Table 1.
Term | Description |
Buydown | Promotional or time-limited product price reductions (eg, $1.00 off a pack of Marlboro cigarettes). With a buydown, the retailer lowers the price of the product by a set amount negotiated with the manufacturer and tracks the number of discounts given, the manufacturer then reimburses the retailer at the end of a set period.

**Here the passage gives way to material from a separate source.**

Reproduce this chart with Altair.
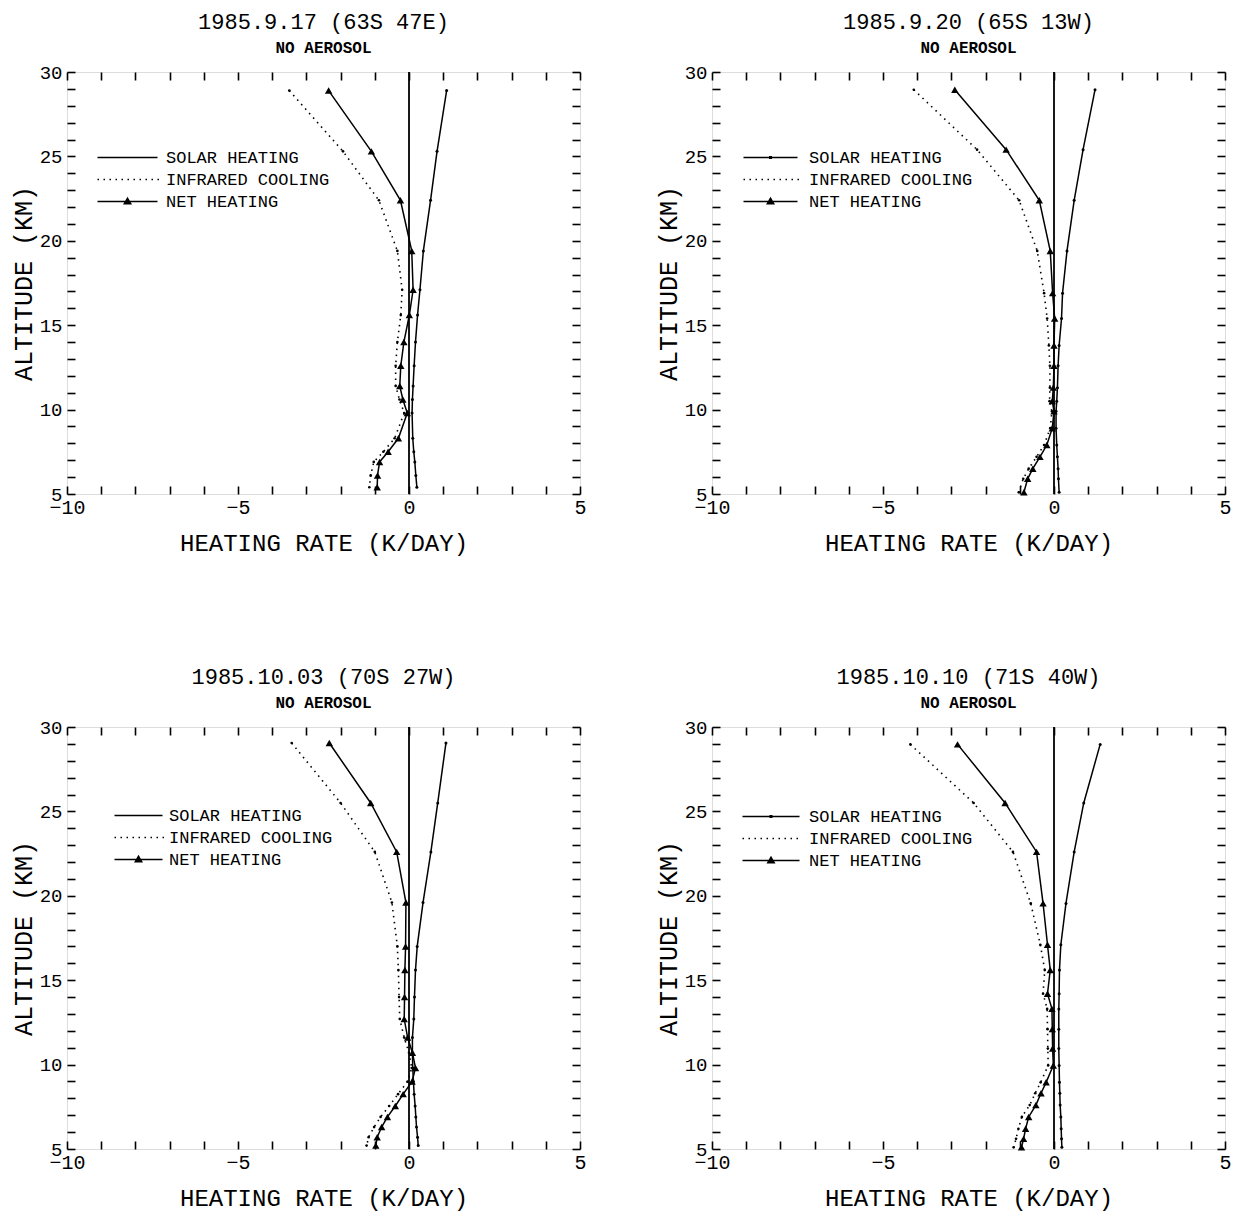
import altair as alt
import pandas as pd

FONT = "Liberation Mono"

titles = ["1985.9.17  (63S 47E)", "1985.9.20  (65S 13W)",
          "1985.10.03  (70S 27W)", "1985.10.10  (71S 40W)"]
subtitle = "NO AEROSOL"
series_names = ["SOLAR HEATING", "INFRARED COOLING", "NET HEATING"]
x_title = "HEATING RATE (K/DAY)"
y_title = "ALTITUDE  (KM)"
x_ticks = list(range(-10, 6))
y_ticks = list(range(5, 31))
zero_line = [0.0]

# Panel 1: 1985.9.17
alt1 = [28.9, 25.3, 22.4, 19.4, 17.1, 15.6, 14.0, 12.6, 11.4, 10.6, 9.8, 8.3, 7.5, 6.9, 6.1, 5.4]
solar1 = [1.10, 0.82, 0.63, 0.42, 0.32, 0.25, 0.19, 0.15, 0.12, 0.10, 0.09, 0.11, 0.14, 0.17, 0.20, 0.23]
ir1 = [-3.50, -1.93, -0.88, -0.34, -0.20, -0.24, -0.34, -0.39, -0.39, -0.28, -0.14, -0.42, -0.75, -1.03, -1.12, -1.16]
net1 = [-2.35, -1.10, -0.25, 0.08, 0.12, 0.01, -0.15, -0.24, -0.27, -0.18, -0.05, -0.31, -0.61, -0.86, -0.92, -0.93]

# Panel 2: 1985.9.20
alt2 = [28.95, 25.4, 22.4, 19.4, 16.9, 15.4, 13.8, 12.6, 11.3, 10.5, 9.9, 8.9, 7.9, 7.2, 6.5, 5.9, 5.1]
solar2 = [1.20, 0.85, 0.59, 0.38, 0.25, 0.22, 0.15, 0.12, 0.10, 0.08, 0.06, 0.06, 0.08, 0.10, 0.12, 0.13, 0.15]
ir2 = [-4.10, -2.25, -1.02, -0.49, -0.29, -0.20, -0.15, -0.12, -0.12, -0.13, -0.06, -0.11, -0.29, -0.51, -0.74, -0.90, -1.03]
net2 = [-2.90, -1.40, -0.43, -0.11, -0.04, 0.02, 0.00, 0.00, -0.02, -0.05, 0.00, -0.05, -0.21, -0.41, -0.62, -0.77, -0.88]

# Panel 3: 1985.10.03
alt3 = [29.05, 25.5, 22.6, 19.6, 17.0, 15.6, 14.0, 12.7, 11.6, 10.7, 9.8, 9.0, 8.25, 7.55, 6.9, 6.3, 5.7, 5.2]
solar3 = [1.08, 0.84, 0.64, 0.41, 0.24, 0.19, 0.16, 0.14, 0.10, 0.10, 0.11, 0.13, 0.15, 0.18, 0.20, 0.22, 0.25, 0.27]
ir3 = [-3.43, -2.00, -1.00, -0.50, -0.34, -0.31, -0.29, -0.27, -0.14, 0.00, 0.08, -0.04, -0.32, -0.58, -0.83, -1.02, -1.18, -1.24]
net3 = [-2.33, -1.12, -0.36, -0.09, -0.10, -0.12, -0.13, -0.14, -0.04, 0.10, 0.19, 0.09, -0.17, -0.40, -0.63, -0.80, -0.93, -0.97]

# Panel 4: 1985.10.10
alt4 = [28.97, 25.5, 22.6, 19.55, 17.1, 15.6, 14.2, 13.3, 12.1, 10.95, 9.95, 8.95, 8.3, 7.6, 6.9, 6.2, 5.6, 5.1]
solar4 = [1.35, 0.87, 0.59, 0.35, 0.20, 0.16, 0.15, 0.14, 0.14, 0.14, 0.15, 0.16, 0.17, 0.18, 0.20, 0.21, 0.22, 0.23]
ir4 = [-4.20, -2.35, -1.20, -0.68, -0.40, -0.27, -0.32, -0.20, -0.19, -0.18, -0.17, -0.39, -0.55, -0.71, -0.94, -1.04, -1.11, -1.18]
net4 = [-2.82, -1.43, -0.51, -0.32, -0.19, -0.11, -0.19, -0.06, -0.05, -0.04, -0.02, -0.23, -0.38, -0.53, -0.74, -0.83, -0.89, -0.95]

W, H = 513, 422


def legend_paths(length, dot):
    # legend keys as filled SVG symbol paths (unit = 3 px at symbolSize 36)
    line = f"M-1,-0.25H{length}V0.25H-1Z"
    mid = (length - 1) / 2
    solar = line + (f"M{mid-0.5},-0.5H{mid+0.5}V0.5H{mid-0.5}Z" if dot else "")
    dots = "".join(f"M{x:.2f},-0.25h0.5v0.5h-0.5Z"
                   for x in [(-1 + 2 * i) for i in range(int((length + 1) / 2) + 1)])
    net = line + f"M{mid-1.5},1L{mid},-1.6L{mid+1.5},1Z"
    return [solar, dots, net]


def panel(title, alts, solar, ir, net, lx, ly, length, dot, loff):
    df = pd.DataFrame({"idx": list(range(len(alts))), "alt": alts,
                       "solar": solar, "ir": ir, "net": net})
    xs = alt.Scale(domain=[-10, 5], nice=False, zero=False)
    ys = alt.Scale(domain=[5, 30], nice=False, zero=False)
    common = dict(offset=-8, tickSize=8, tickWidth=1.6, tickColor="black",
                  domain=False, grid=False)
    ax_bottom = alt.Axis(orient="bottom", values=x_ticks, format="d",
                         labelExpr="datum.value % 5 == 0 ? datum.label : ''",
                         title=x_title, labelFont=FONT, labelFontSize=20,
                         labelColor="black", labelPadding=3, labelOverlap=False,
                         labelFlush=False, titleFont=FONT, titleFontSize=24,
                         titleFontWeight="normal", titleColor="black",
                         titlePadding=14, **common)
    ax_top = alt.Axis(orient="top", values=x_ticks, labels=False, title=None, **common)
    ax_left = alt.Axis(orient="left", values=y_ticks, format="d",
                       labelExpr="datum.value % 5 == 0 ? datum.label : ''",
                       title=y_title, labelFont=FONT, labelFontSize=19,
                       labelColor="black", labelPadding=5, labelOverlap=False,
                       labelFlush=False, titleFont=FONT, titleFontSize=25,
                       titleFontWeight="normal", titleColor="black",
                       titlePadding=3, **common)
    ax_right = alt.Axis(orient="right", values=y_ticks, labels=False, title=None, **common)

    zero = alt.Chart(pd.DataFrame({"x": zero_line})).mark_rule(
        color="black", strokeWidth=1.8).encode(
        x=alt.X("x:Q", scale=xs, axis=ax_bottom))
    base = alt.Chart(df)
    solar_line = base.mark_line(color="black", strokeWidth=1.5).encode(
        x=alt.X("solar:Q", scale=xs, axis=ax_top),
        y=alt.Y("alt:Q", scale=ys, axis=ax_right), order="idx:Q")
    ir_line = base.mark_line(color="black", strokeWidth=1.6,
                             strokeDash=[1.5, 4.5]).encode(
        x=alt.X("ir:Q", scale=xs, axis=None),
        y=alt.Y("alt:Q", scale=ys, axis=None), order="idx:Q")
    net_line = base.mark_line(color="black", strokeWidth=1.5).encode(
        x=alt.X("net:Q", scale=xs, axis=None),
        y=alt.Y("alt:Q", scale=ys, axis=ax_left), order="idx:Q")
    solar_pts = base.mark_point(filled=True, color="black", size=9,
                                shape="circle", opacity=1).encode(
        x=alt.X("solar:Q", scale=xs, axis=None),
        y=alt.Y("alt:Q", scale=ys, axis=None))
    ir_pts = base.mark_point(filled=True, color="black", size=7,
                             shape="circle", opacity=1).encode(
        x=alt.X("ir:Q", scale=xs, axis=None),
        y=alt.Y("alt:Q", scale=ys, axis=None))
    net_pts = base.mark_point(filled=True, color="black", size=55,
                              shape="triangle-up", opacity=1).encode(
        x=alt.X("net:Q", scale=xs, axis=None),
        y=alt.Y("alt:Q", scale=ys, axis=None))
    legend_layer = alt.Chart(pd.DataFrame({"series": pd.Series([], dtype=str)})).mark_point(
        filled=True, color="black", opacity=1).encode(
        shape=alt.Shape("series:N",
                        scale=alt.Scale(domain=series_names,
                                        range=legend_paths(length, dot)),
                        legend=alt.Legend(orient="none", legendX=lx, legendY=ly,
                                          title=None, symbolSize=36,
                                          symbolFillColor="black",
                                          symbolOpacity=1,
                                          labelFont=FONT, labelFontSize=17,
                                          labelColor="black", labelLimit=0,
                                          labelOffset=loff, rowPadding=4,
                                          padding=0)))
    return alt.layer(zero, solar_line, ir_line, net_line, solar_pts, ir_pts,
                     net_pts, legend_layer).resolve_axis(
        x="independent", y="independent").properties(
        width=W, height=H,
        title=alt.TitleParams(text=title, subtitle=subtitle, font=FONT,
                              fontSize=22, fontWeight="normal", color="black",
                              subtitleFont=FONT, subtitleFontSize=16,
                              subtitleFontWeight="bold", subtitleColor="black",
                              subtitlePadding=6, anchor="middle", frame="group",
                              offset=6))


p1 = panel(titles[0], alt1, solar1, ir1, net1, 25, 77, 19, False, 57)
p2 = panel(titles[1], alt2, solar2, ir2, net2, 26, 77, 17, True, 54)
p3 = panel(titles[2], alt3, solar3, ir3, net3, 42, 80, 15, False, 43)
p4 = panel(titles[3], alt4, solar4, ir4, net4, 25, 81, 18, True, 55)

row1 = alt.hconcat(p1, p2, spacing=68).resolve_scale(shape="independent")
row2 = alt.hconcat(p3, p4, spacing=68).resolve_scale(shape="independent")
chart = alt.vconcat(row1, row2, spacing=109).resolve_scale(
    shape="independent").properties(padding=2).configure_view(
    stroke="black", strokeWidth=2).configure(background="white")

chart.save("out.html", embed_options={"renderer": "svg", "actions": False})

Stores without a contract or agreement with manufacturers are unable to provide discounted tobacco products to their consumers. |
Contract | Agreement between tobacco manufacturers and retailers that entails requirements and incentives from manufacturers to retailers (eg, Philip Morris Retail Leaders Program, RJ Reynolds Retail Partners Marketing Plan Contract (RPMPC), Brown & Williamson’s Kool Inner City Point-of-Purchase [POP] Program). |
Incentive | Rewards (eg, free items, monetary gifts, tickets for events or trips) given to retailers for participating in contracts with tobacco manufacturers and abiding by the requirements stipulated. |
Placement* | The location where a product is positioned for the consumer. |
Price* | The amount that a consumer pays for a product. |
Product* | The specific item or good produced by a manufacturer and obtained by a consumer. |
Promotion* | The advertising efforts used to highlight a product. |
Requirement | Standards (eg, 30% of shelf space) or actions expected by tobacco manufacturers of retailers who participate in contracts to receive incentives. |
Slotting fee (slotting payment, listing fee) | Payments by tobacco manufacturers to retailers in exchange for guaranteed shelf space for new or existing products. |
Trade promotions | Marketing focused on wholesalers and retailers, instead of focused directly on the consumer through mass media channels. |
*Placement, price, product, and promotion form the four ‘P’s’ of marketing.